- Excerpted data -
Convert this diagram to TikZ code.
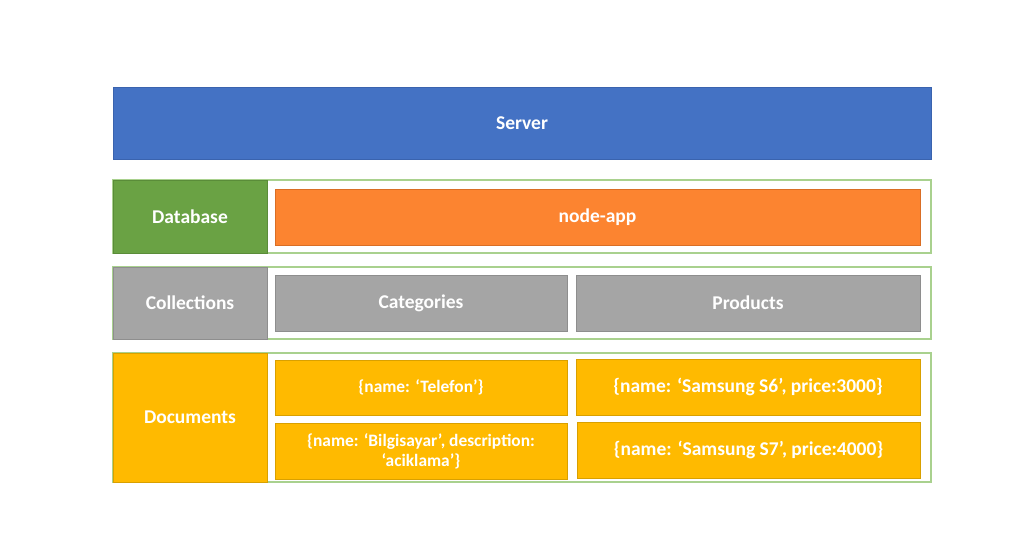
\documentclass[tikz,border=0pt]{standalone}
\usepackage{fontspec}
\setmainfont{Carlito}
\definecolor{srvblue}{HTML}{4472C4}
\definecolor{srvedge}{HTML}{3A63AE}
\definecolor{dbgreen}{HTML}{6AA244}
\definecolor{dbedge}{HTML}{5A8C39}
\definecolor{frgreen}{HTML}{A9D18E}
\definecolor{appor}{HTML}{FC8430}
\definecolor{appedge}{HTML}{D96E25}
\definecolor{colgray}{HTML}{A5A5A5}
\definecolor{coledge}{HTML}{8E8E8E}
\definecolor{docgold}{HTML}{FFBA00}
\definecolor{docedge}{HTML}{D9A000}
\tikzset{
  box/.style={rectangle, inner sep=2pt, text=white, font=\bfseries\fontsize{19.5}{23}\selectfont, align=center, line width=0.8pt},
  frame/.style={rectangle, draw=frgreen, line width=1.2pt, fill=white, inner sep=0pt},
  smalltxt/.style={font=\bfseries\fontsize{17.4}{20}\selectfont},
  midtxt/.style={font=\bfseries\fontsize{19.5}{23}\selectfont},
}
\begin{document}
\begin{tikzpicture}[x=1pt,y=-1pt]
\useasboundingbox (0,0) rectangle (1016,537);
\fill[white] (0,0) rectangle (1016,537);
% Server
\node[box, fill=srvblue, draw=srvedge, minimum width=818pt, minimum height=72pt] (server) at (522,123) {Server};
% Database row
\node[frame, minimum width=818pt, minimum height=73pt] (fdb) at (522,216.5) {};
\node[box, fill=dbgreen, draw=dbedge, minimum width=154pt, minimum height=73pt] (db) at (190,216.5) {Database};
\node[box, fill=appor, draw=appedge, minimum width=645pt, minimum height=56pt] (app) at (597.5,217) {node-app};
% Collections row
\node[frame, minimum width=818pt, minimum height=72pt] (fcol) at (522,303) {};
\node[box, fill=colgray, draw=coledge, minimum width=154pt, minimum height=72pt] (col) at (190,303) {Collections};
\node[box, fill=colgray, draw=coledge, minimum width=292pt, minimum height=56pt] (cat) at (421,303) {Categories};
\node[box, fill=colgray, draw=coledge, minimum width=344pt, minimum height=56pt] (prod) at (748,303) {Products};
% Documents row
\node[frame, minimum width=818pt, minimum height=129pt] (fdoc) at (522,417.5) {};
\node[box, fill=docgold, draw=docedge, minimum width=154pt, minimum height=129pt] (doc) at (190,417.5) {Documents};
\node[box, smalltxt, fill=docgold, draw=docedge, minimum width=292pt, minimum height=55pt] (tel) at (421,387.5) {\{name: ‘Telefon’\}};
\node[box, smalltxt, fill=docgold, draw=docedge, minimum width=292pt, minimum height=56pt] (bil) at (421,451) {\{name: ‘Bilgisayar’, description:\\‘aciklama’\}};
\node[box, midtxt, fill=docgold, draw=docedge, minimum width=344pt, minimum height=56pt] (s6) at (748,387) {\{name: ‘Samsung S6’, price:3000\}};
\node[box, midtxt, fill=docgold, draw=docedge, minimum width=343pt, minimum height=56pt] (s7) at (748.5,450) {\{name: ‘Samsung S7’, price:4000\}};
\end{tikzpicture}
\end{document}
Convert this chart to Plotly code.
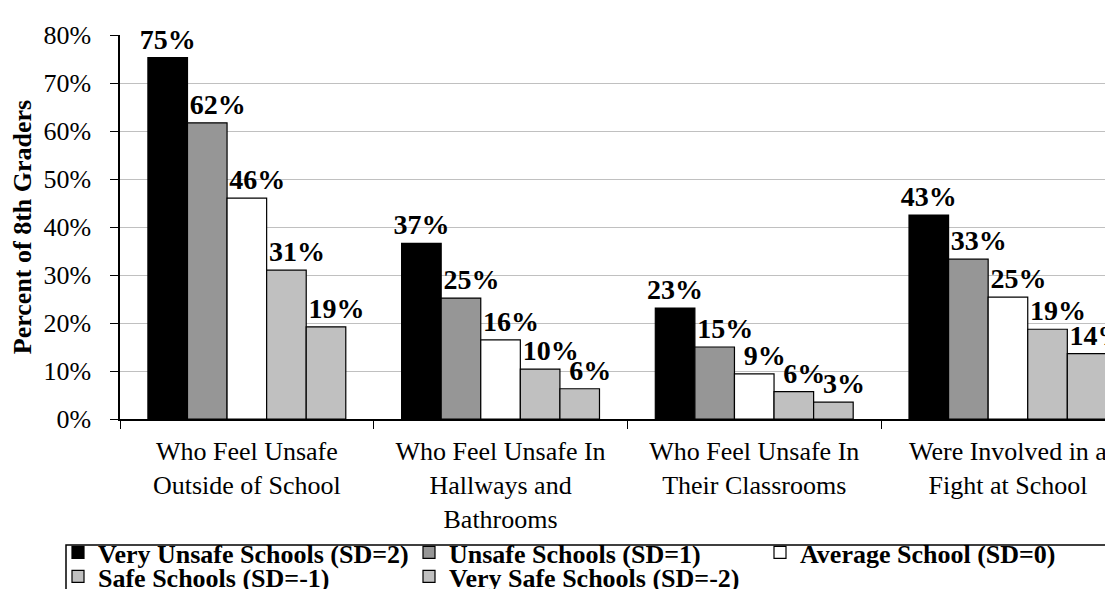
import plotly.graph_objects as go

categories = [
    "Who Feel Unsafe<br>Outside of School",
    "Who Feel Unsafe In<br>Hallways and<br>Bathrooms",
    "Who Feel Unsafe In<br>Their Classrooms",
    "Were Involved in a<br>Fight at School",
]
series_names = [
    "Very Unsafe Schools (SD=2)",
    "Unsafe Schools (SD=1)",
    "Average School (SD=0)",
    "Safe Schools (SD=-1)",
    "Very Safe Schools (SD=-2)",
]
very_unsafe = [75.3, 36.6, 23.1, 42.5]
unsafe = [61.7, 25.2, 15.0, 33.3]
average = [46.0, 16.5, 9.4, 25.4]
safe = [31.0, 10.4, 5.7, 18.7]
very_safe = [19.2, 6.3, 3.5, 13.6]
label_very_unsafe = ["75%", "37%", "23%", "43%"]
label_unsafe = ["62%", "25%", "15%", "33%"]
label_average = ["46%", "16%", "9%", "25%"]
label_safe = ["31%", "10%", "6%", "19%"]
label_very_safe = ["19%", "6%", "3%", "14%"]
y_ticks = [0, 10, 20, 30, 40, 50, 60, 70, 80]
y_tick_labels = ["0%", "10%", "20%", "30%", "40%", "50%", "60%", "70%", "80%"]

values = [very_unsafe, unsafe, average, safe, very_safe]
labels = [label_very_unsafe, label_unsafe, label_average, label_safe, label_very_safe]
colors = ["#000000", "#969696", "#ffffff", "#c0c0c0", "#c0c0c0"]
legend_ids = ["legend", "legend", "legend", "legend2", "legend2"]
label_pads = [0, 3, 3, 3, 3]  # non-breaking spaces nudging labels right, as in the reference

FONT = "Liberation Serif"
W, H = 1113, 589
ML, MR, MT, MB = 112, 0, 27, 178
PW = W - ML - MR
PH = H - MT - MB

def px_x(p):
    return (p - ML) / PW

def px_y(p):
    return (H - MB - p) / PH

fig = go.Figure()
for name, vals, txt, col, lg, pad in zip(series_names, values, labels, colors, legend_ids, label_pads):
    fig.add_trace(go.Bar(
        name=name, x=categories, y=vals,
        text=["\u00a0" * pad + t for t in txt],
        textposition="outside", cliponaxis=False, constraintext="none",
        textfont=dict(family=FONT, size=28, color="black", weight="bold"),
        marker=dict(color=col, line=dict(color="black", width=1.2)),
        legend=lg, hoverinfo="skip",
    ))

leg_common = dict(
    orientation="h", xanchor="left", yanchor="top",
    entrywidth=306, entrywidthmode="pixels",
    font=dict(family=FONT, size=26, color="black", weight="bold"),
    bgcolor="rgba(0,0,0,0)", borderwidth=0, itemclick=False,
)

fig.update_layout(
    width=W, height=H,
    margin=dict(l=ML, r=MR, t=MT, b=MB, autoexpand=False),
    paper_bgcolor="white", plot_bgcolor="white",
    barmode="group", bargap=0.22, bargroupgap=0,
    font=dict(family=FONT, size=26, color="black"),
    showlegend=True,
    legend=dict(x=px_x(50), y=px_y(521), **leg_common),
    legend2=dict(x=px_x(50), y=px_y(545), **leg_common),
    xaxis=dict(
        type="category", range=[-0.5, -0.5 + PW / 253.7],
        showline=True, linecolor="black", linewidth=1.5,
        ticks="outside", tickson="boundaries", ticklen=8, tickcolor="black",
        tickwidth=1.2, showgrid=False, ticklabelstandoff=8,
        tickfont=dict(family=FONT, size=26, color="black"),
    ),
    yaxis=dict(
        range=[0, 80], tickvals=y_ticks, ticktext=y_tick_labels,
        showline=True, linecolor="black", linewidth=1.5,
        ticks="outside", ticklen=8, tickcolor="black", tickwidth=1.2,
        showgrid=True, gridcolor="#c0c0c0", gridwidth=1.2, zeroline=False,
        ticklabelstandoff=14,
        tickfont=dict(family=FONT, size=26, color="black"),
        title=dict(text="<b>Percent of 8th Graders</b>", standoff=8,
                   font=dict(family=FONT, size=26, color="black")),
        automargin=False,
    ),
    shapes=[dict(
        type="rect", xref="paper", yref="paper",
        x0=px_x(58), x1=px_x(1125), y0=px_y(537), y1=px_y(610),
        line=dict(color="black", width=1.5), fillcolor="rgba(0,0,0,0)",
        layer="above",
    )],
)

fig.write_html("out.html")
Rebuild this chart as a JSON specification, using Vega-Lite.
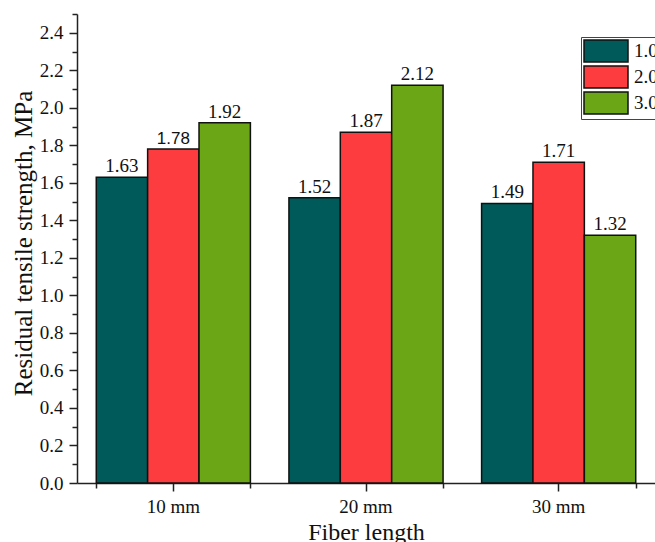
{
  "$schema": "https://vega.github.io/schema/vega-lite/v6.json",
  "width": 578,
  "height": 469,
  "autosize": {"type": "none"},
  "padding": {"left": 77, "top": 14, "right": 0, "bottom": 59},
  "background": "white",
  "config": {
    "view": {"stroke": null},
    "font": "Liberation Serif",
    "axis": {
      "domainColor": "#222",
      "domainWidth": 1.5,
      "tickColor": "#222",
      "tickWidth": 1.5,
      "labelColor": "#111",
      "titleColor": "#111",
      "labelFont": "Liberation Serif",
      "titleFont": "Liberation Serif",
      "titleFontWeight": "normal",
      "grid": false
    }
  },
  "data": {
    "values": [
      {"length": "10 mm", "content": "1.0", "value": 1.63},
      {"length": "10 mm", "content": "2.0", "value": 1.78},
      {"length": "10 mm", "content": "3.0", "value": 1.92},
      {"length": "20 mm", "content": "1.0", "value": 1.52},
      {"length": "20 mm", "content": "2.0", "value": 1.87},
      {"length": "20 mm", "content": "3.0", "value": 2.12},
      {"length": "30 mm", "content": "1.0", "value": 1.49},
      {"length": "30 mm", "content": "2.0", "value": 1.71},
      {"length": "30 mm", "content": "3.0", "value": 1.32}
    ]
  },
  "encoding": {
    "xOffset": {"field": "content", "type": "nominal", "scale": {"domain": ["1.0", "2.0", "3.0"]}},
    "y": {
      "field": "value",
      "type": "quantitative",
      "scale": {"domain": [0, 2.5], "nice": false},
      "axis": {
        "title": "Residual tensile strength, MPa",
        "titleFontSize": 25,
        "titlePadding": 3,
        "titleY": 229,
        "labelFontSize": 19,
        "labelPadding": 6,
        "values": [0, 0.1, 0.2, 0.3, 0.4, 0.5, 0.6, 0.7, 0.8, 0.9, 1.0, 1.1, 1.2, 1.3, 1.4, 1.5, 1.6, 1.7, 1.8, 1.9, 2.0, 2.1, 2.2, 2.3, 2.4, 2.5],
        "labelExpr": "round(datum.value * 10) % 2 === 0 ? format(datum.value, '.1f') : ''",
        "tickSize": {"condition": {"test": "round(datum.value * 10) % 2 === 0", "value": 8}, "value": 5}
      }
    }
  },
  "layer": [
    {
      "mark": {"type": "bar", "stroke": "#111", "strokeWidth": 1.5},
      "encoding": {
        "x": {
          "field": "length",
          "type": "nominal",
          "scale": {"paddingInner": 0.2, "paddingOuter": 0.1},
          "axis": {
            "title": "Fiber length",
            "titleFontSize": 24,
            "titlePadding": 4,
            "labelFontSize": 19,
            "labelAngle": 0,
            "labelPadding": 6,
            "tickSize": 8,
            "orient": "bottom"
          }
        },
        "color": {
          "field": "content",
          "type": "nominal",
          "scale": {"domain": ["1.0", "2.0", "3.0"], "range": ["#015a5a", "#fd3c3f", "#6ba616"]},
          "legend": {
            "title": null,
            "orient": "none",
            "legendX": 504,
            "legendY": 23,
            "symbolType": "M-1,-1H3V1H-1Z",
            "symbolSize": 484,
            "symbolStrokeColor": "#111",
            "symbolStrokeWidth": 1.5,
            "symbolOpacity": 1,
            "labelFont": "Liberation Serif",
            "labelFontSize": 19,
            "labelColor": "#111",
            "labelOffset": 27,
            "rowPadding": -3,
            "padding": 2,
            "strokeColor": "#444"
          }
        }
      }
    },
    {
      "transform": [{"filter": "!(datum.length === '10 mm' && datum.content === '2.0')"}],
      "mark": {"type": "text", "baseline": "alphabetic", "dy": -5, "fontSize": 19, "font": "Liberation Serif", "color": "#111"},
      "encoding": {
        "x": {
          "field": "length",
          "type": "nominal",
          "axis": {
            "orient": "bottom",
            "tickBand": "extent",
            "labels": false,
            "domain": false,
            "title": null,
            "tickSize": 5
          }
        },
        "text": {"field": "value", "type": "quantitative", "format": ".2f"}
      }
    },
    {
      "transform": [{"filter": "datum.length === '10 mm' && datum.content === '2.0'"}],
      "mark": {"type": "text", "baseline": "alphabetic", "dy": -5, "fontSize": 17, "font": "Liberation Sans", "color": "#111"},
      "encoding": {
        "x": {"field": "length", "type": "nominal", "axis": null},
        "text": {"field": "value", "type": "quantitative", "format": ".2f"}
      }
    }
  ],
  "resolve": {"axis": {"x": "independent"}}
}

- What is asked -
Go through the material above and count the lines that include "this". Give the number alone.

- Completed exercise -
3